__TASK DESCRIPTION__
Restate word for word the lines of the records below, starting at the line that contains "Recreate this image" and ending at the line that contains "import matplotlib.pyplot as plt", with both of those lines included and nothing else.

__EXCERPTED RECORDS__
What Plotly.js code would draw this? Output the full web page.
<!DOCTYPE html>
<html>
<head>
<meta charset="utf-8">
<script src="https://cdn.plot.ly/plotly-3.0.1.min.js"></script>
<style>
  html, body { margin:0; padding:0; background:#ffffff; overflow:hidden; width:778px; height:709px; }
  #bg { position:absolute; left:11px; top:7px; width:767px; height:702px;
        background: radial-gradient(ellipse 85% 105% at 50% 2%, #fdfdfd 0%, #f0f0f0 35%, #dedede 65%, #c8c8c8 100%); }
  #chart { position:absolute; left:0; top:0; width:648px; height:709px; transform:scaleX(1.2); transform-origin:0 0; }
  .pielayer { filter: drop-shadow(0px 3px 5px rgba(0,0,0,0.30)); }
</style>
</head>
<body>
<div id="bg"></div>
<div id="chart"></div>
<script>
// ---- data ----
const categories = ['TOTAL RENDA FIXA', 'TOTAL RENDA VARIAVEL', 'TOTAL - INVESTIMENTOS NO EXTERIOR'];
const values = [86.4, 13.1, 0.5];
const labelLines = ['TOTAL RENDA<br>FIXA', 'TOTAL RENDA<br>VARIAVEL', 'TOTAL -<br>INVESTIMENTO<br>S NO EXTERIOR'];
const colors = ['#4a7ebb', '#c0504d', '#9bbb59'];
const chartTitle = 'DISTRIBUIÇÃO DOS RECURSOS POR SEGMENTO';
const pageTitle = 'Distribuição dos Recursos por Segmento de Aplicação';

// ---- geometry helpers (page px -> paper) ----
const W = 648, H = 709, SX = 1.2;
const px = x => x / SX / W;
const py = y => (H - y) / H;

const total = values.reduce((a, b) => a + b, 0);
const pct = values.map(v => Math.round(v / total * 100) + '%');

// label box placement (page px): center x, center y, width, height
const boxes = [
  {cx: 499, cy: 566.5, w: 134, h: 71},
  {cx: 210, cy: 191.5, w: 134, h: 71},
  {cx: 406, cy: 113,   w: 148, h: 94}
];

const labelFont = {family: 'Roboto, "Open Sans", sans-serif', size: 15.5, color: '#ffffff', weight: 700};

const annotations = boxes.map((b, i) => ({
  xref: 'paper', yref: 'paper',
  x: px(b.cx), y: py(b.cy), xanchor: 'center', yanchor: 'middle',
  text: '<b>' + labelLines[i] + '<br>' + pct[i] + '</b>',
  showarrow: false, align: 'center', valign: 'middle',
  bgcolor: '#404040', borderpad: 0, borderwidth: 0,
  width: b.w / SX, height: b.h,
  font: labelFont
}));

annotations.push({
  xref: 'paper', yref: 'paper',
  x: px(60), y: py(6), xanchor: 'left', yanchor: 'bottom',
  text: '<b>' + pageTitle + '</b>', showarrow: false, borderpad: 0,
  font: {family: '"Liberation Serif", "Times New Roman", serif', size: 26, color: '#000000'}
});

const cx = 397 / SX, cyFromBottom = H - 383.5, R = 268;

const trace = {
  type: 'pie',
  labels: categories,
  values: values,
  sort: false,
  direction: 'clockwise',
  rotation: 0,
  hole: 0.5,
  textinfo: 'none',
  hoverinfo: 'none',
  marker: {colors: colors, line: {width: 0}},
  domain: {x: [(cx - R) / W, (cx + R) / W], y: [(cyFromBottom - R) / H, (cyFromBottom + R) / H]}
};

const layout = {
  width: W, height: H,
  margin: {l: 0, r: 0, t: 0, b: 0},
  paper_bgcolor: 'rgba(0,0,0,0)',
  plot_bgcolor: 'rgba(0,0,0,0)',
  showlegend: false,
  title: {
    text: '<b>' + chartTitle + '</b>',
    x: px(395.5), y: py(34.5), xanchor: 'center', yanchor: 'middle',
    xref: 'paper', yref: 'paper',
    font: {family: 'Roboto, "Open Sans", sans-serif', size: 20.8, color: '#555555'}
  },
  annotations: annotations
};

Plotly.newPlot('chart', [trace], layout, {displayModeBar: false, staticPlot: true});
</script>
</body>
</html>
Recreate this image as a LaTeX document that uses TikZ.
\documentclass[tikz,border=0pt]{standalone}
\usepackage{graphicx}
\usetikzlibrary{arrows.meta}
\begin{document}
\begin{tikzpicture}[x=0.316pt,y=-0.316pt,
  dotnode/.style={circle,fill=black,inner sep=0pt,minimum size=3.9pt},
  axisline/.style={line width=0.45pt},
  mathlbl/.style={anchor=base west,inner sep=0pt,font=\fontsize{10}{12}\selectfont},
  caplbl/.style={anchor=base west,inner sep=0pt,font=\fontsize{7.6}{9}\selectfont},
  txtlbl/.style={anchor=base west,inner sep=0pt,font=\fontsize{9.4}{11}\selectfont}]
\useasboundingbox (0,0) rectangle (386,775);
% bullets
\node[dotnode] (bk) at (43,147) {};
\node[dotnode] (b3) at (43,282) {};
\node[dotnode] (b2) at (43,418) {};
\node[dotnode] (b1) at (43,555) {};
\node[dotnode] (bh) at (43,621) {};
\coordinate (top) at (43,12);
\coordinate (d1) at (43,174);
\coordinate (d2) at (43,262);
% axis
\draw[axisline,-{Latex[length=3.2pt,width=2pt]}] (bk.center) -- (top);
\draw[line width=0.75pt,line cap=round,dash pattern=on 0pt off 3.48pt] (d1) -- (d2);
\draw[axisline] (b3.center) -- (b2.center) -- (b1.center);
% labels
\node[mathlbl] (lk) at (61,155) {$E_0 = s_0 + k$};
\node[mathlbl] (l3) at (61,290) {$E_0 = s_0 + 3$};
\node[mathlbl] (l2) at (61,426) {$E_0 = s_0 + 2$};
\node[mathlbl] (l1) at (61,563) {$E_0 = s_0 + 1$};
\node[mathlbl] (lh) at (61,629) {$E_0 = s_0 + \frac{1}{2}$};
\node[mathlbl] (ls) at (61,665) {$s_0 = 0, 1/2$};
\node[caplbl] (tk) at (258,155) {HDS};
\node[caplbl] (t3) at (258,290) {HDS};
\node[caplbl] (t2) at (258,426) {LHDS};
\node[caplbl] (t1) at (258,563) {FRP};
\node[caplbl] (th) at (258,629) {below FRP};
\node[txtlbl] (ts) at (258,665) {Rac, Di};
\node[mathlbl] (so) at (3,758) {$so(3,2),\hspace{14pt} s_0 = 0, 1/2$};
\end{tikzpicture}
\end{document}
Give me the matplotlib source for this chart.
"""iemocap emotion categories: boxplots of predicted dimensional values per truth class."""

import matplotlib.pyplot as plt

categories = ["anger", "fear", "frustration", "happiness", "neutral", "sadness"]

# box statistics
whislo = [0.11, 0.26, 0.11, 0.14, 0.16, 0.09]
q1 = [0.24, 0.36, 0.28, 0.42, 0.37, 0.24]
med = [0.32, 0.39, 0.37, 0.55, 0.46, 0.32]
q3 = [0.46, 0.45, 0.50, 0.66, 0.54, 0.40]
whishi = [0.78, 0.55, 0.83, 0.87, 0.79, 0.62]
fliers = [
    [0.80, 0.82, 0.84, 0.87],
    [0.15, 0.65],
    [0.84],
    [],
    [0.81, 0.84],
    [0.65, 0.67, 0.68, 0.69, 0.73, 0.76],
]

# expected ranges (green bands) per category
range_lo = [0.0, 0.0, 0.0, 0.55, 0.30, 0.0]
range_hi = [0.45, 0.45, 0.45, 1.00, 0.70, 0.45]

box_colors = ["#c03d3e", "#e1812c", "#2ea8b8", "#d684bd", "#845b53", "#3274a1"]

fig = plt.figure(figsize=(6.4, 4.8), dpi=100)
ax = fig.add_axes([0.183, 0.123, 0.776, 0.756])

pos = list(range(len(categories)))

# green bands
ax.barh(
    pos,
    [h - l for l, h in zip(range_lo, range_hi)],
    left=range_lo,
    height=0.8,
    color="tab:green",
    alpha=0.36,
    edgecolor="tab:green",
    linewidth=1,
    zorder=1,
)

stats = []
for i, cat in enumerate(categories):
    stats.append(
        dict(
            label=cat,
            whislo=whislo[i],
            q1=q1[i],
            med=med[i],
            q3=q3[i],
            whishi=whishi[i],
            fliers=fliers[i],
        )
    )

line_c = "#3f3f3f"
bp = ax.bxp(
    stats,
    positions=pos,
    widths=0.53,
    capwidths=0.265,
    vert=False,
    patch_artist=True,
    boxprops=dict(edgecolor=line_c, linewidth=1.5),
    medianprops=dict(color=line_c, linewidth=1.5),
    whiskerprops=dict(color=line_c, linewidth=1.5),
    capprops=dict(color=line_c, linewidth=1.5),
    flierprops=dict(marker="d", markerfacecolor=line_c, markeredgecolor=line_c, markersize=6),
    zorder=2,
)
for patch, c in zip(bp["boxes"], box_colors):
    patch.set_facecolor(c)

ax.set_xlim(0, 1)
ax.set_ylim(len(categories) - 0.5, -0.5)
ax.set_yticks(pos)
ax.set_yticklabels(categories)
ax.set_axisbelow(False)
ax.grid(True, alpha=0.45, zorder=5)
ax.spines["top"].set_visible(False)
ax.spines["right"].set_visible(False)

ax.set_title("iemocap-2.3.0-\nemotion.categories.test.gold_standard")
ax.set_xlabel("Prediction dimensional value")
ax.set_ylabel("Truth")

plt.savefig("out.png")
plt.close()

__PROBLEM SOLUTION__
Recreate this image as a LaTeX document that uses TikZ.
\documentclass[tikz,border=0pt]{standalone}
\usepackage{graphicx}
\usetikzlibrary{arrows.meta}
\begin{document}
\begin{tikzpicture}[x=0.316pt,y=-0.316pt,
  dotnode/.style={circle,fill=black,inner sep=0pt,minimum size=3.9pt},
  axisline/.style={line width=0.45pt},
  mathlbl/.style={anchor=base west,inner sep=0pt,font=\fontsize{10}{12}\selectfont},
  caplbl/.style={anchor=base west,inner sep=0pt,font=\fontsize{7.6}{9}\selectfont},
  txtlbl/.style={anchor=base west,inner sep=0pt,font=\fontsize{9.4}{11}\selectfont}]
\useasboundingbox (0,0) rectangle (386,775);
% bullets
\node[dotnode] (bk) at (43,147) {};
\node[dotnode] (b3) at (43,282) {};
\node[dotnode] (b2) at (43,418) {};
\node[dotnode] (b1) at (43,555) {};
\node[dotnode] (bh) at (43,621) {};
\coordinate (top) at (43,12);
\coordinate (d1) at (43,174);
\coordinate (d2) at (43,262);
% axis
\draw[axisline,-{Latex[length=3.2pt,width=2pt]}] (bk.center) -- (top);
\draw[line width=0.75pt,line cap=round,dash pattern=on 0pt off 3.48pt] (d1) -- (d2);
\draw[axisline] (b3.center) -- (b2.center) -- (b1.center);
% labels
\node[mathlbl] (lk) at (61,155) {$E_0 = s_0 + k$};
\node[mathlbl] (l3) at (61,290) {$E_0 = s_0 + 3$};
\node[mathlbl] (l2) at (61,426) {$E_0 = s_0 + 2$};
\node[mathlbl] (l1) at (61,563) {$E_0 = s_0 + 1$};
\node[mathlbl] (lh) at (61,629) {$E_0 = s_0 + \frac{1}{2}$};
\node[mathlbl] (ls) at (61,665) {$s_0 = 0, 1/2$};
\node[caplbl] (tk) at (258,155) {HDS};
\node[caplbl] (t3) at (258,290) {HDS};
\node[caplbl] (t2) at (258,426) {LHDS};
\node[caplbl] (t1) at (258,563) {FRP};
\node[caplbl] (th) at (258,629) {below FRP};
\node[txtlbl] (ts) at (258,665) {Rac, Di};
\node[mathlbl] (so) at (3,758) {$so(3,2),\hspace{14pt} s_0 = 0, 1/2$};
\end{tikzpicture}
\end{document}
Give me the matplotlib source for this chart.
"""iemocap emotion categories: boxplots of predicted dimensional values per truth class."""

import matplotlib.pyplot as plt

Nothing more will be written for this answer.